----- Dataset records

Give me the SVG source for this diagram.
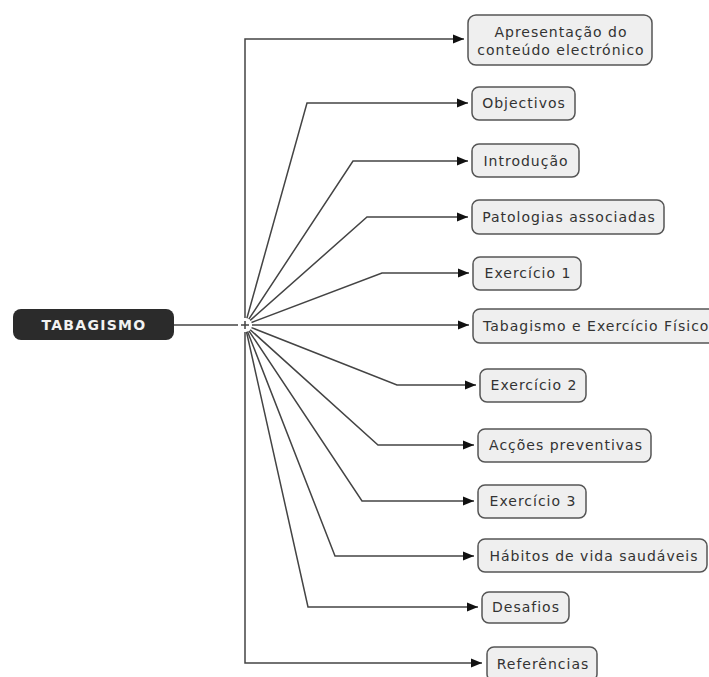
<svg xmlns="http://www.w3.org/2000/svg" width="709" height="677" viewBox="0 0 709 677">
<style>
.box{fill:#efefef;stroke:#555;stroke-width:1.5}
.t{font-family:"DejaVu Sans",Verdana,sans-serif;font-size:14px;letter-spacing:1px;fill:#333;text-anchor:middle}
.ln{fill:none;stroke:#444;stroke-width:1.5}
</style>
<defs>
<marker id="arr" markerUnits="userSpaceOnUse" markerWidth="12" markerHeight="10" refX="11" refY="5" orient="auto">
<path d="M0,0.5 L11,5 L0,9.5 z" fill="#111"/>
</marker>
</defs>
<rect width="709" height="677" fill="#fff"/>
<g id="connectors">
<line class="ln" x1="174" y1="325" x2="238" y2="325"/>
<path class="ln" d="M241,325 H249 M245,321 V329" stroke="#888"/>
<polyline class="ln" points="245,318 245,39 464,39" marker-end="url(#arr)"/>
<polyline class="ln" points="246.9,318.3 307,103 468,103" marker-end="url(#arr)"/>
<polyline class="ln" points="248.8,319.2 353,161 468,161" marker-end="url(#arr)"/>
<polyline class="ln" points="250.2,320.4 367,217 468,217" marker-end="url(#arr)"/>
<polyline class="ln" points="251.5,322.5 382,273 469,273" marker-end="url(#arr)"/>
<polyline class="ln" points="252,325 469,325" marker-end="url(#arr)"/>
<polyline class="ln" points="251.5,327.6 397,385 476,385" marker-end="url(#arr)"/>
<polyline class="ln" points="250.2,329.7 378,445 474,445" marker-end="url(#arr)"/>
<polyline class="ln" points="248.9,330.8 362,501 474,501" marker-end="url(#arr)"/>
<polyline class="ln" points="247.5,331.5 335,556 474,556" marker-end="url(#arr)"/>
<polyline class="ln" points="246.5,331.8 308,607 478,607" marker-end="url(#arr)"/>
<polyline class="ln" points="245,332 245,663 482,663" marker-end="url(#arr)"/>
</g>
<g id="n-tabagismo">
<rect x="13" y="309" width="161" height="31" rx="8" fill="#2b2b2b"/>
<text x="94" y="330" style="font-family:'DejaVu Sans',Verdana,sans-serif;font-size:14px;font-weight:bold;letter-spacing:1.3px;fill:#f2f2f2;text-anchor:middle">TABAGISMO</text>
</g>
<g id="n-apresentacao">
<rect class="box" x="468" y="15" width="184" height="50" rx="8"/>
<text class="t" x="561" y="37">Apresentação do</text>
<text class="t" x="561" y="55">conteúdo electrónico</text>
</g>
<g id="n-objectivos">
<rect class="box" x="472" y="87" width="103" height="33" rx="7"/>
<text class="t" x="524" y="108">Objectivos</text>
</g>
<g id="n-introducao">
<rect class="box" x="472" y="144" width="107" height="33" rx="7"/>
<text class="t" x="526" y="166">Introdução</text>
</g>
<g id="n-patologias">
<rect class="box" x="472" y="200" width="192" height="34" rx="7"/>
<text class="t" x="569" y="222">Patologias associadas</text>
</g>
<g id="n-exercicio1">
<rect class="box" x="473" y="257" width="108" height="33" rx="7"/>
<text class="t" x="528" y="278">Exercício 1</text>
</g>
<g id="n-tabexfis">
<rect class="box" x="473" y="309" width="245" height="34" rx="7"/>
<text class="t" x="483" y="331" style="text-anchor:start">Tabagismo e Exercício Físico</text>
</g>
<g id="n-exercicio2">
<rect class="box" x="480" y="369" width="106" height="33" rx="7"/>
<text class="t" x="534" y="390">Exercício 2</text>
</g>
<g id="n-accoes">
<rect class="box" x="478" y="429" width="173" height="33" rx="7"/>
<text class="t" x="566" y="450">Acções preventivas</text>
</g>
<g id="n-exercicio3">
<rect class="box" x="478" y="485" width="108" height="33" rx="7"/>
<text class="t" x="533" y="506">Exercício 3</text>
</g>
<g id="n-habitos">
<rect class="box" x="478" y="539" width="229" height="33" rx="7"/>
<text class="t" x="594" y="561">Hábitos de vida saudáveis</text>
</g>
<g id="n-desafios">
<rect class="box" x="482" y="592" width="87" height="31" rx="7"/>
<text class="t" x="526" y="612">Desafios</text>
</g>
<g id="n-referencias">
<rect class="box" x="487" y="647" width="110" height="34" rx="7"/>
<text class="t" x="543" y="669">Referências</text>
</g>
</svg>
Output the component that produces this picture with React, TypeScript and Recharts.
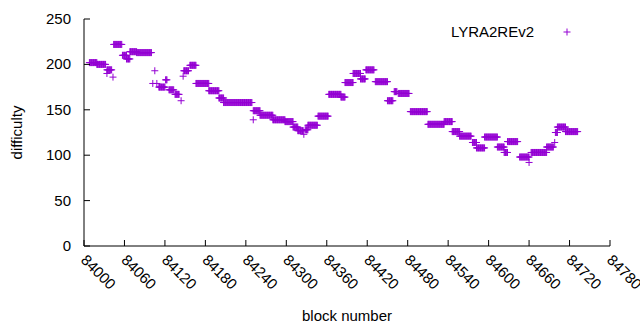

----------

*Instruction*.
Find and copy every line in the entries above where the string "this" occurs.

*Correct response*.
Give me the SVG source for this diagram.
Output the component that produces this picture with React, TypeScript and Recharts.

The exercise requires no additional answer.